The listing below must be repeated word for word, with its images excluded.
- - - - - - -
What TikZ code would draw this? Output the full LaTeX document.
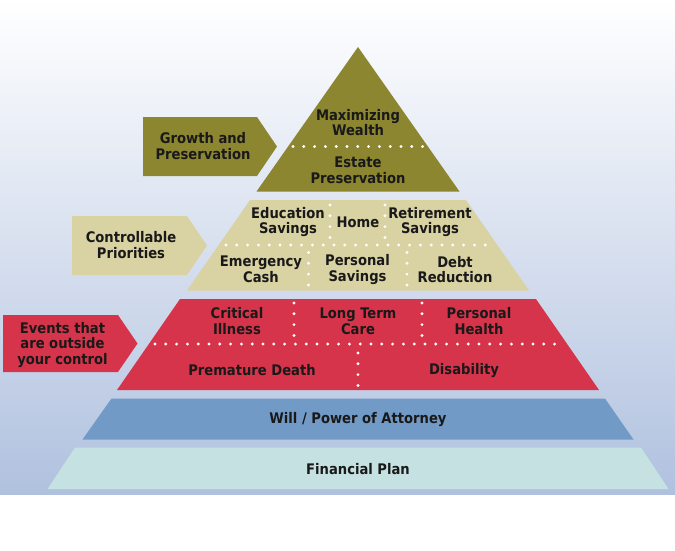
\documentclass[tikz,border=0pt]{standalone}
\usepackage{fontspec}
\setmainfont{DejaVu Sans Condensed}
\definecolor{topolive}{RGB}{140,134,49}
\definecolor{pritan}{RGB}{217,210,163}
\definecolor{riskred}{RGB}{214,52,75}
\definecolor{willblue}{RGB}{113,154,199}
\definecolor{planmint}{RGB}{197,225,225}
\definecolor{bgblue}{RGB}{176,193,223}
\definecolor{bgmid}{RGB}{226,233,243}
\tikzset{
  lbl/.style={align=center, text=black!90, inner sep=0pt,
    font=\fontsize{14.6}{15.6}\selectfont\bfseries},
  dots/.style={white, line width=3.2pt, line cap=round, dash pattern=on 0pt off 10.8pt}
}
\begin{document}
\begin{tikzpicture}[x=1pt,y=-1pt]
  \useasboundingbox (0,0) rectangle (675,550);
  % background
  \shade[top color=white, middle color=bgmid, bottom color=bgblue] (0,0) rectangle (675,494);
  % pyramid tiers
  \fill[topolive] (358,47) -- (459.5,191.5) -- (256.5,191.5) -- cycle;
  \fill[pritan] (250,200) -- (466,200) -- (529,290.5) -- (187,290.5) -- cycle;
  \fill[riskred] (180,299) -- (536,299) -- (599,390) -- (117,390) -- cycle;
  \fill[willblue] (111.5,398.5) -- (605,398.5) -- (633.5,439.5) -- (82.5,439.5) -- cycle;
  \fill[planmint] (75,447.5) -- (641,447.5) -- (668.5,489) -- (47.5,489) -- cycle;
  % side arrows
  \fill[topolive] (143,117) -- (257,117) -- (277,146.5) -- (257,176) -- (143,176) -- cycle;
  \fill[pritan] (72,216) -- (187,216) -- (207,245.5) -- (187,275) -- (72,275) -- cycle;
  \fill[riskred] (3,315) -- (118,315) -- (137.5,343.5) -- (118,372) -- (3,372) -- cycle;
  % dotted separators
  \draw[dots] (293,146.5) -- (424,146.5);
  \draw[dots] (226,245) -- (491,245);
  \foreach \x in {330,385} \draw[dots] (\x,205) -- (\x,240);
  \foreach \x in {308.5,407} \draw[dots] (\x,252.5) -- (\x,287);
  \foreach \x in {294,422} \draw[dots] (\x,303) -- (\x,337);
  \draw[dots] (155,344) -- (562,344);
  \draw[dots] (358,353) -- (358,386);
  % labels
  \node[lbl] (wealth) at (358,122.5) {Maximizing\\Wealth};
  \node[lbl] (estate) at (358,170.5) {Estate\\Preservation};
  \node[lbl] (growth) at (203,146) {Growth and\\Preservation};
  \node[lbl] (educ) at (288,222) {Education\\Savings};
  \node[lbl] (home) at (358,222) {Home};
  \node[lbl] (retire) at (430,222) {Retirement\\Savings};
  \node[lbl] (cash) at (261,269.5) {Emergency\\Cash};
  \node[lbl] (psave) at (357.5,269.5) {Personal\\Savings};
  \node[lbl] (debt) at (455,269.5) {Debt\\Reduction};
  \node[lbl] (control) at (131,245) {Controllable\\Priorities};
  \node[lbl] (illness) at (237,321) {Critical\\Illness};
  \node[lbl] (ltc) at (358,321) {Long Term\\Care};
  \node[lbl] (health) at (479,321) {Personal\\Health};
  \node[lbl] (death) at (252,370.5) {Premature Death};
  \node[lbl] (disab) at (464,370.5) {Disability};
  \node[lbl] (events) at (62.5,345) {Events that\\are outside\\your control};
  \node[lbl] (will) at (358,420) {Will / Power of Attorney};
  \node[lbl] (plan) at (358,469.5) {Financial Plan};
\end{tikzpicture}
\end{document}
- - - - - - -
TASK ANSWER:
What TikZ code would draw this? Output the full LaTeX document.
\documentclass[tikz,border=0pt]{standalone}
\usepackage{fontspec}
\setmainfont{DejaVu Sans Condensed}
\definecolor{topolive}{RGB}{140,134,49}
\definecolor{pritan}{RGB}{217,210,163}
\definecolor{riskred}{RGB}{214,52,75}
\definecolor{willblue}{RGB}{113,154,199}
\definecolor{planmint}{RGB}{197,225,225}
\definecolor{bgblue}{RGB}{176,193,223}
\definecolor{bgmid}{RGB}{226,233,243}
\tikzset{
  lbl/.style={align=center, text=black!90, inner sep=0pt,
    font=\fontsize{14.6}{15.6}\selectfont\bfseries},
  dots/.style={white, line width=3.2pt, line cap=round, dash pattern=on 0pt off 10.8pt}
}
\begin{document}
\begin{tikzpicture}[x=1pt,y=-1pt]
  \useasboundingbox (0,0) rectangle (675,550);
  % background
  \shade[top color=white, middle color=bgmid, bottom color=bgblue] (0,0) rectangle (675,494);
  % pyramid tiers
  \fill[topolive] (358,47) -- (459.5,191.5) -- (256.5,191.5) -- cycle;
  \fill[pritan] (250,200) -- (466,200) -- (529,290.5) -- (187,290.5) -- cycle;
  \fill[riskred] (180,299) -- (536,299) -- (599,390) -- (117,390) -- cycle;
  \fill[willblue] (111.5,398.5) -- (605,398.5) -- (633.5,439.5) -- (82.5,439.5) -- cycle;
  \fill[planmint] (75,447.5) -- (641,447.5) -- (668.5,489) -- (47.5,489) -- cycle;
  % side arrows
  \fill[topolive] (143,117) -- (257,117) -- (277,146.5) -- (257,176) -- (143,176) -- cycle;
  \fill[pritan] (72,216) -- (187,216) -- (207,245.5) -- (187,275) -- (72,275) -- cycle;
  \fill[riskred] (3,315) -- (118,315) -- (137.5,343.5) -- (118,372) -- (3,372) -- cycle;
  % dotted separators
  \draw[dots] (293,146.5) -- (424,146.5);
  \draw[dots] (226,245) -- (491,245);
  \foreach \x in {330,385} \draw[dots] (\x,205) -- (\x,240);
  \foreach \x in {308.5,407} \draw[dots] (\x,252.5) -- (\x,287);
  \foreach \x in {294,422} \draw[dots] (\x,303) -- (\x,337);
  \draw[dots] (155,344) -- (562,344);
  \draw[dots] (358,353) -- (358,386);
  % labels
  \node[lbl] (wealth) at (358,122.5) {Maximizing\\Wealth};
  \node[lbl] (estate) at (358,170.5) {Estate\\Preservation};
  \node[lbl] (growth) at (203,146) {Growth and\\Preservation};
  \node[lbl] (educ) at (288,222) {Education\\Savings};
  \node[lbl] (home) at (358,222) {Home};
  \node[lbl] (retire) at (430,222) {Retirement\\Savings};
  \node[lbl] (cash) at (261,269.5) {Emergency\\Cash};
  \node[lbl] (psave) at (357.5,269.5) {Personal\\Savings};
  \node[lbl] (debt) at (455,269.5) {Debt\\Reduction};
  \node[lbl] (control) at (131,245) {Controllable\\Priorities};
  \node[lbl] (illness) at (237,321) {Critical\\Illness};
  \node[lbl] (ltc) at (358,321) {Long Term\\Care};
  \node[lbl] (health) at (479,321) {Personal\\Health};
  \node[lbl] (death) at (252,370.5) {Premature Death};
  \node[lbl] (disab) at (464,370.5) {Disability};
  \node[lbl] (events) at (62.5,345) {Events that\\are outside\\your control};
  \node[lbl] (will) at (358,420) {Will / Power of Attorney};
  \node[lbl] (plan) at (358,469.5) {Financial Plan};
\end{tikzpicture}
\end{document}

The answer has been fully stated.